After returning from my vacation in New Mexico, I decided to embrace my recently adopted heritage and change my name to Johñ Añdersoñ, and since that point, my worldview has been absolutely shattered.
It all started with my 23andMe test results that revealed my great grandfather lived in New Mexico. All I had ever known about my family is that we had a long history of profiting off wars and cheating on our taxes. Little did I know that my lineage could be traced back to a small town outside of Albuquerque that had run my ancestors out for betting on the Mexican-American War.
As soon as I found that out, I knew I had to make a pilgrimage to the old country to get back to my humble roots.
What a vibrant and interesting culture they are. Even on the flight there, I got to hear many of their incredible stories while I told them that the first-class bathroom was a privilege and not a right. The flight attendants even tried to convince me that Cinco de Mayo was a holiday and not a special spread for authentic Mexican roast beef sandwiches.
The trip as a whole was as interesting as the flight, with hats made of chips, green salsas, and Taco Bells completely in Spanish. The splash of culture was something I had never experienced before, and I knew I needed to embrace it. No longer would I be forced to hide this new side of me.
And people took notice. As soon as I walked into work with beaded cornrows and a poncho that read “Tacos, Tequila, and Tatas,” they knew I was no longer the John Anderson who had taken a week off for a Jewish holiday I claimed I was observing. While it was requested of me that I remove my sombrero made of glued-together Tostitos Scoops for professional reasons, I knew this was just yet another micro-aggression I would have to face.

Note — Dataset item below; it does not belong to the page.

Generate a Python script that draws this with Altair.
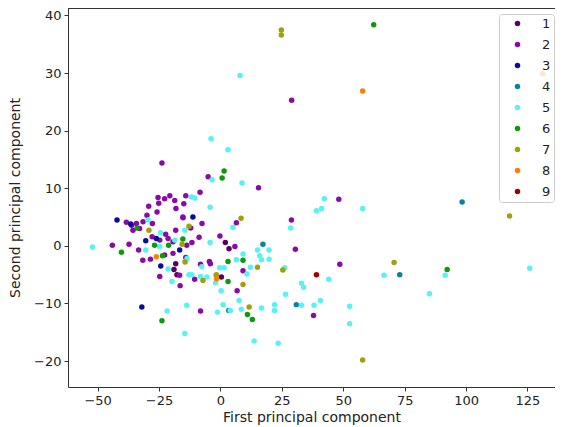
import altair as alt
import pandas as pd

# Class-wise point coordinates (first PC, second PC)
c1_x = [2.0, 3.5, 0.4, -18.2, -18.9, -17.7]
c1_y = [0.6, -0.5, -5.4, -3.1, -4.1, -5.0]

c2_x = [29.0, 48.2, 48.6, 37.9, -5.0, 15.5, -14.1, -8.3, -14.9, -15.3, -7.5, 6.5, -12.1, 28.9,
        -13.7, -11.6, -8.7, -0.2, 5.9, 30.5, -4.5, -4.1, -8.1, -14.1, 9.2, -10.5, -16.6, 6.8,
        -8.1, -31.6, -28.5, -24.7, -16.4, -23.8, -25.4, -22.7, -20.6, -18.6, -25.1, -29.2,
        -18.1, -25.8, -29.9, -15.2, -38.3, -36.2, -34.2, -31.5, -27.7, -35.6, -32.9, -27.8,
        -24.7, -21.3, -19.3, -22.3, -18.2, -33.3, -37.2, -44.0, -22.7, -19.3]
c2_y = [25.3, 8.1, -3.2, -12.1, 12.0, 10.1, 8.7, 9.3, 7.3, 5.0, 3.9, 4.0, 3.1, 4.5,
        0.1, 0.6, 1.5, 1.7, -0.1, -0.6, -2.7, -3.1, -3.2, -2.0, -4.3, -5.8, -5.1, -7.8,
        -11.3, -2.5, -2.3, -5.3, -6.9, 14.4, 8.4, 8.2, 8.7, 7.9, 7.4, 6.9,
        6.5, 5.9, 5.3, 4.9, 4.1, 3.6, 3.9, 4.2, 3.9, 2.7, 3.0, 1.6,
        1.0, 1.3, 0.7, 2.0, 2.7, -0.7, 0.3, 0.1, -1.6, -1.3]

c3_x = [-11.2, -16.6, -24.3, -32.0, -42.1, -36.5, -30.4, -26.1]
c3_y = [5.0, -0.7, -3.5, -10.6, 4.5, 3.8, 0.9, 1.3]

c4_x = [98.4, 73.0, 17.3, 3.4, 30.9]
c4_y = [7.6, -5.0, 0.3, -11.2, -10.2]

c5_x = [8.0, -3.8, 42.3, 39.1, 41.2, 57.9, 125.9, 66.6, 91.5, 44.1, 33.0, 33.9, 85.1, 33.0,
        38.1, 40.7, 52.6, 52.6, 3.1, -3.4, 8.8, -11.8, -10.4, -4.2, 5.1, -14.5, 28.6, -4.2,
        15.1, 19.8, 16.0, 16.7, 19.8, 9.2, 6.5, -7.6, -0.3, 1.5, 12.2, 26.2, -11.6, -8.1,
        -5.5, -1.9, -2.0, 10.8, 0.3, 26.5, -13.7, -1.2, 1.1, 4.0, 7.6, 8.5, 16.7, 22.1,
        22.0, -14.5, 13.7, 23.5, -21.3, -19.7, -12.8, -21.7, -29.5, -24.4, -24.7, -18.6,
        -30.4, -52.1, -13.6]
c5_y = [29.6, 18.6, 8.2, 6.1, 6.5, 6.5, -3.9, -5.1, -5.1, -5.8, -6.5, -7.2, -8.3, -10.3,
        -10.3, -9.5, -10.5, -13.5, 16.7, 11.5, 10.9, 8.5, 8.3, 6.7, 3.2, 2.7, 3.1, 0.6,
        -0.7, -0.7, -1.7, -2.4, -2.3, -1.4, -2.4, -3.6, -3.8, -3.8, -3.7, -3.8, -5.0, -5.3,
        -5.4, -5.1, -6.4, -4.9, -7.8, -8.4, -10.3, -11.5, -10.2, -11.2, -9.5, -11.0, -10.8, -10.2,
        -11.2, -15.2, -16.5, -16.9, -4.0, -6.2, -5.0, -11.3, 4.5, 2.3, -0.1, 1.0,
        -0.7, -0.2, -2.2]

c6_x = [62.4, 92.3, 1.5, 0.7, -15.3, 3.1, 9.2, 3.1, 11.0, 13.0, -23.8, -33.9, -26.8, -21.1, -40.3, -23.6]
c6_y = [38.4, -4.1, 13.0, 11.8, 1.2, -2.7, -2.5, -6.2, -11.9, -12.8, -13.0, 3.1, 0.1, 0.1, -1.1, -1.7]

c7_x = [24.8, 24.8, 117.7, 70.7, 57.9, 8.4, -12.8, -15.6, -14.4, 15.1, 25.4, -7.1, -1.6, 9.2, 11.7, -29.1]
c7_y = [37.5, 36.6, 5.2, -2.9, -19.8, 4.8, 3.4, 0.3, -2.8, -3.7, -4.2, -6.0, -5.0, -6.7, -10.6, 2.7]

c8_x = [57.9, 131.1, -1.6, -26.1]
c8_y = [26.9, 29.9, -5.7, -1.9]

c9_x = [39.1]
c9_y = [-5.0]

classes = ["1", "2", "3", "4", "5", "6", "7", "8", "9"]
colors = ["#5c0062", "#8a0aa8", "#0a0aa0", "#0a849c", "#55f3f3", "#0a9a0a", "#a0a00a", "#ff8000", "#a00000"]

xs = [c1_x, c2_x, c3_x, c4_x, c5_x, c6_x, c7_x, c8_x, c9_x]
ys = [c1_y, c2_y, c3_y, c4_y, c5_y, c6_y, c7_y, c8_y, c9_y]

rows = []
for i, (cx, cy) in enumerate(zip(xs, ys)):
    for a, b in zip(cx, cy):
        rows.append({"pc1": a, "pc2": b, "cls": classes[i], "order": i})
df = pd.DataFrame(rows)

font = "DejaVu Sans"
minus = "replace(datum.label, '-', '\u2212')"
W, H = 487, 379

points = alt.Chart(df).mark_circle(size=30, opacity=1).encode(
    x=alt.X("pc1:Q", scale=alt.Scale(domain=[-62.05, 136.2], nice=False, zero=False),
            axis=alt.Axis(values=[-50, -25, 0, 25, 50, 75, 100, 125], title="First principal component",
                          labelExpr=minus)),
    y=alt.Y("pc2:Q", scale=alt.Scale(domain=[-24.5, 41.3], nice=False, zero=False),
            axis=alt.Axis(values=[-20, -10, 0, 10, 20, 30, 40], title="Second principal component",
                          labelExpr=minus)),
    color=alt.Color("cls:N", scale=alt.Scale(domain=classes, range=colors), title=None,
                    legend=alt.Legend(orient="none", legendX=431, legendY=6,
                                      fillColor="rgba(255,255,255,0.8)",
                                      strokeColor="#cccccc", cornerRadius=3, padding=3,
                                      symbolSize=30, symbolType="circle", symbolOffset=9,
                                      rowPadding=7, labelFontSize=13, labelOffset=18, labelFont=font,
                                      labelColor="#222222", symbolStrokeWidth=0)),
    order=alt.Order("order:Q"),
)

# top spine of the frame (right spine falls outside the picture in the reference)
top_spine = alt.Chart(df).mark_rule(color="#333333", strokeWidth=1).encode(
    x=alt.value(0), x2=alt.value(W), y=alt.value(0.5)
).transform_filter("datum.order == 0 && datum.pc1 == 2.0")

chart = alt.layer(points, top_spine).properties(
    width=W, height=H,
    autosize=alt.AutoSizeParams(type="none"),
    padding={"left": 60, "top": 0, "right": 0, "bottom": 40},
).configure_view(
    stroke=None
).configure_axis(
    grid=False, domain=True, domainColor="#333333", domainWidth=1, tickColor="#333333", tickSize=4,
    labelFont=font, titleFont=font,
    labelFontSize=13, titleFontSize=14, labelColor="#222222", titleColor="#222222",
    titleFontWeight="normal", labelPadding=3
).configure_axisX(titlePadding=3).configure_axisY(titlePadding=11)

chart.save("out.html", embed_options={"renderer": "svg", "actions": False})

No longer could I sit by while the world around me remained so stagnant and resistant to change. The supermarket that had once supplied me food could no longer keep up with my ambitious desires to embrace the flavor of my culture. They foolishly insisted that the rice and beans they offered were the same as the traditional arroz con frijoles. The pizza place around my work simply did not understand what I meant when I said, “Don’t you see the ñ in my name? Give me a fuckton of those red pepper flakes.”
I cannot believe how bland my life was before I discovered my true roots. I was hoping 23andMe would give me something interesting so I could claim I was more than just a boring white guy, but I never dreamed of how interesting my life could truly become. I’ve discovered bell peppers and microwavable burritos, and now every grain of rice I eat is Mexican rice.
If everyone just accepted who they truly were, we would live in a much more interesting and diverse society. I’m just doing my part.